Re: [unrev-II] Semantic Community Web Portal

From: Alex Shapiro (alex@touchgraph.com)
Date: Sat Sep 15 2001 - 16:35:31 PDT

  • Next message: Jack Park: "Re: [unrev-II] Re: Graphs in Web Community Tools - forum?"

    At 04:31 PM 9/14/01 -0700, Eric Armstrong wrote:

    Alex Shapiro wrote:

    >  Have you
    >
    >> > checked
    >> > out this paper by the
    >> > way? http://www.cs.vu.nl/~frankh/postscript/VSW01.pdf What to you
    >> think?
    >
    The examples in this paper appear to me to reinforce the principles I
    posited
    in a post quite a while back. Graphics work when there is
      * a small set of
      * fixed data types
      * small sets of relationships

    That allows one icon to be associated with each type. The graph can then
    show
    patterns or locations of the items. Graphs run into problems in one of
    three ways:
      1) When the number of types grows large, there are too many icons to
    keep track of, and no meaningful patterns emerge.

    But there does not have to be too many types.  IBIS for instance has only a handful of types for nodes.

      2) When the number of relationships grows large, the intersecting
    lines in any graphic representation turns the picture into a confusion.

      3) When the number of entries grows large, items are far removed from
    each other, and the other end of any given relationship is rarely
    visible in a given display area.

    The above two are true when the number of entities/relationships shown ON SCREEN is large.  There are a number of approaches to reducing the number of nodes displayed, through filtering/other means.

    Reducing the number of nodes on screen, while maintaining a host of other properties is what my research is focused on. 


    I note that the examples used in this paper have exactly two data types:
    a location
    at the top level of the hierarchy, and something else (presumably a
    "job" type) at
    the second level of the hierarchy. I note that no information about the
    job is
    contained  in the graph. So the "information content" only goes one
    level deep.

    The interesting thing, is that the location + job type ontologies do not form a first and second level of a hierarchy.  They coexist, forming a multiple hierarchy.  The paper demonstrates one way of simultaneously showing the two, one is displayed using location the other through color.  But there are other ways, for instance using location to simultaneously show subsets of both.

    [----]
    At the second level of the hierarchy, the *only* information is the
    number of jobs.
    (Assuming that I am correctly interpreting the intent of the diagrams.)
    The
    individual bubbles would be useless for keeping track of jobs. They are
    already
    getting small and hard and select.

    One could zoom in to make them easier to select.

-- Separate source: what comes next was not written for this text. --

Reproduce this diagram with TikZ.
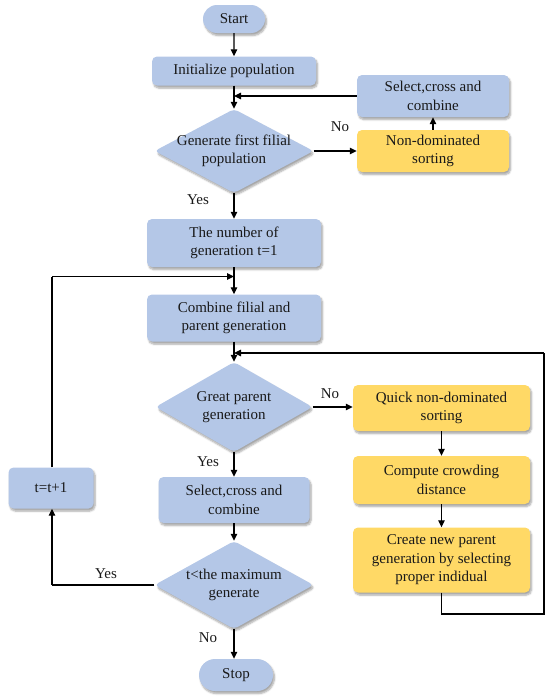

     And it would take different types of
    icons to
    present any useful information.

    Icons, colors, pop-ups with information, labels appearing on zooming.

    Given these limitations, I don't see how graphing techologies apply at
    all to
    collaborative design/discussion tools or a knowledge base, given the
    huge
    volume of information such a tool needs to manage, the vast array of
    information types, and the exponentially exploding number of
    interconnects.

    I don't know about this vast array of interconnections you speak of.  The current thread structure of forums is a series of small trees.  In my mind, any improvement would be welcome.

    Perhaps TheBrain has something that could provoke a change of mind. I
    can't say I've seen it (or recall what I saw, if I did). But as a simple
    example,
    how would any of the information contained in this message be captured
    in
    a graph? Were it done, in what way would such a graph be of use to
    anyone?

    I might have said this earlier, but I don't advocate graphing at too far below post level.  Something that could be done, is to look at the granularity at paragraph level.  Purple-numbers address the issue that a user might refer to something that has been said in the middle of a post.  If an email addresses multiple issues, then something that might be nice, would be to allow responses to parts of an email, rather then a whole email.  Visually, the original post would be a node, paragraphs would be satellite nodes, and one could chose to respond by linking to the central node, or to a satellite node.

    I simply do not see graphing technology as useful in any substantive way

    in a knowledge-engineering context. It's GREAT for visualizing small
    systems, which makes it a wonderful tool for teaching. It gives people a

    mental model of the systems. But in actual use? I'm still inclined to
    pass,
    I'm afraid.


    I happy that you're skeptical.  It gives me "job security".